[Material provided start]

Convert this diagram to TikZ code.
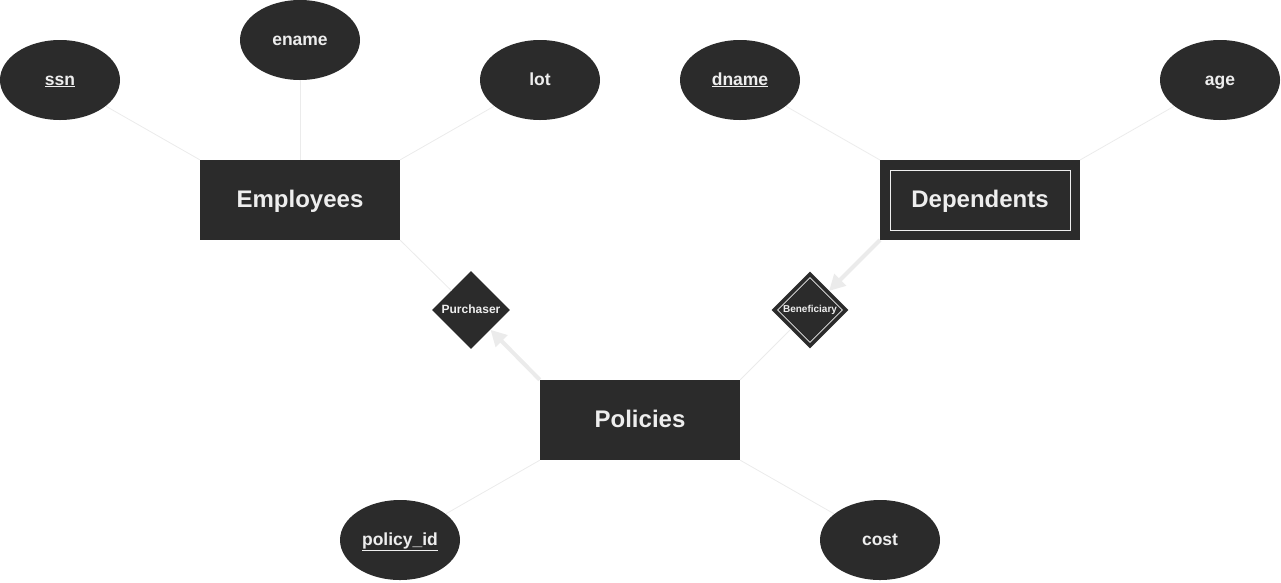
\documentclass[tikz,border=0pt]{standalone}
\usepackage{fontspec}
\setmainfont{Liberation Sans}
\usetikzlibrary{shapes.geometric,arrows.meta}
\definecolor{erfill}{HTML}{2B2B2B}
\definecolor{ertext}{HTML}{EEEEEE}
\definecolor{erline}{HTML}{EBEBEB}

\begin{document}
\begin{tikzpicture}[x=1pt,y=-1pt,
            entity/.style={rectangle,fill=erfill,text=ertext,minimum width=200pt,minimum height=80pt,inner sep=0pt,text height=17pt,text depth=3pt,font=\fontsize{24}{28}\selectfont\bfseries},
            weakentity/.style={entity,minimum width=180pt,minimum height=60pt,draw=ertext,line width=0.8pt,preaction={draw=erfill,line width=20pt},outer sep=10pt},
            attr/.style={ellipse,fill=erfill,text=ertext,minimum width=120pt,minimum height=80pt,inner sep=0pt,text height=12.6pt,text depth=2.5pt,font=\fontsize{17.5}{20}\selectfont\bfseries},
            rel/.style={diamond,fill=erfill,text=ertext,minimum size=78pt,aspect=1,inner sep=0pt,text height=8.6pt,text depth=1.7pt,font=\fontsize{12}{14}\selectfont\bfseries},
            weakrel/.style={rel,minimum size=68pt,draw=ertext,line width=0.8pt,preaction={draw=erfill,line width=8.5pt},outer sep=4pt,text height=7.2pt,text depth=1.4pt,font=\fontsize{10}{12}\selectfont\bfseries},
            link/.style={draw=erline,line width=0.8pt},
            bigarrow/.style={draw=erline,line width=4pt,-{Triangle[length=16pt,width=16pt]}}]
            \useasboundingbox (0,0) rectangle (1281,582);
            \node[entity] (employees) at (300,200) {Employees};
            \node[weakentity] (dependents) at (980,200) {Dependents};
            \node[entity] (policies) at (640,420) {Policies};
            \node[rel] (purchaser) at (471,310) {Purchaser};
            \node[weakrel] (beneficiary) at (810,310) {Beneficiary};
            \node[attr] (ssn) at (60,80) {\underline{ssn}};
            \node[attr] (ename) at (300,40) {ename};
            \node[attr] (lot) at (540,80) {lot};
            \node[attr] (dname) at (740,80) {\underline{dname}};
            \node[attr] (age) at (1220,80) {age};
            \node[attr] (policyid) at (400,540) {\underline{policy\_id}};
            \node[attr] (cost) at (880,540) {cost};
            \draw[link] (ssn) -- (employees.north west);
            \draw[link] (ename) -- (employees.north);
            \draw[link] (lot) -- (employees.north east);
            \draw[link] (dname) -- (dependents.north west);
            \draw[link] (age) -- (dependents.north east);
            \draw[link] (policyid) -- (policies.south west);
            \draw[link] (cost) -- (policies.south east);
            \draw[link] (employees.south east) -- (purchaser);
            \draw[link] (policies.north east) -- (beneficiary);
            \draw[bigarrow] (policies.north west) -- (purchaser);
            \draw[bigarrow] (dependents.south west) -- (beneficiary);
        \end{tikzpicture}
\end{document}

[Material provided end]

_What to do:_ Restate the full listing verbatim and drop every picture.

_Exercise response:_
Convert this diagram to TikZ code.
\documentclass[tikz,border=0pt]{standalone}
\usepackage{fontspec}
\setmainfont{Liberation Sans}
\usetikzlibrary{shapes.geometric,arrows.meta}
\definecolor{erfill}{HTML}{2B2B2B}
\definecolor{ertext}{HTML}{EEEEEE}
\definecolor{erline}{HTML}{EBEBEB}

\begin{document}
\begin{tikzpicture}[x=1pt,y=-1pt,
            entity/.style={rectangle,fill=erfill,text=ertext,minimum width=200pt,minimum height=80pt,inner sep=0pt,text height=17pt,text depth=3pt,font=\fontsize{24}{28}\selectfont\bfseries},
            weakentity/.style={entity,minimum width=180pt,minimum height=60pt,draw=ertext,line width=0.8pt,preaction={draw=erfill,line width=20pt},outer sep=10pt},
            attr/.style={ellipse,fill=erfill,text=ertext,minimum width=120pt,minimum height=80pt,inner sep=0pt,text height=12.6pt,text depth=2.5pt,font=\fontsize{17.5}{20}\selectfont\bfseries},
            rel/.style={diamond,fill=erfill,text=ertext,minimum size=78pt,aspect=1,inner sep=0pt,text height=8.6pt,text depth=1.7pt,font=\fontsize{12}{14}\selectfont\bfseries},
            weakrel/.style={rel,minimum size=68pt,draw=ertext,line width=0.8pt,preaction={draw=erfill,line width=8.5pt},outer sep=4pt,text height=7.2pt,text depth=1.4pt,font=\fontsize{10}{12}\selectfont\bfseries},
            link/.style={draw=erline,line width=0.8pt},
            bigarrow/.style={draw=erline,line width=4pt,-{Triangle[length=16pt,width=16pt]}}]
            \useasboundingbox (0,0) rectangle (1281,582);
            \node[entity] (employees) at (300,200) {Employees};
            \node[weakentity] (dependents) at (980,200) {Dependents};
            \node[entity] (policies) at (640,420) {Policies};
            \node[rel] (purchaser) at (471,310) {Purchaser};
            \node[weakrel] (beneficiary) at (810,310) {Beneficiary};
            \node[attr] (ssn) at (60,80) {\underline{ssn}};
            \node[attr] (ename) at (300,40) {ename};
            \node[attr] (lot) at (540,80) {lot};
            \node[attr] (dname) at (740,80) {\underline{dname}};
            \node[attr] (age) at (1220,80) {age};
            \node[attr] (policyid) at (400,540) {\underline{policy\_id}};
            \node[attr] (cost) at (880,540) {cost};
            \draw[link] (ssn) -- (employees.north west);
            \draw[link] (ename) -- (employees.north);
            \draw[link] (lot) -- (employees.north east);
            \draw[link] (dname) -- (dependents.north west);
            \draw[link] (age) -- (dependents.north east);
            \draw[link] (policyid) -- (policies.south west);
            \draw[link] (cost) -- (policies.south east);
            \draw[link] (employees.south east) -- (purchaser);
            \draw[link] (policies.north east) -- (beneficiary);
            \draw[bigarrow] (policies.north west) -- (purchaser);
            \draw[bigarrow] (dependents.south west) -- (beneficiary);
        \end{tikzpicture}
\end{document}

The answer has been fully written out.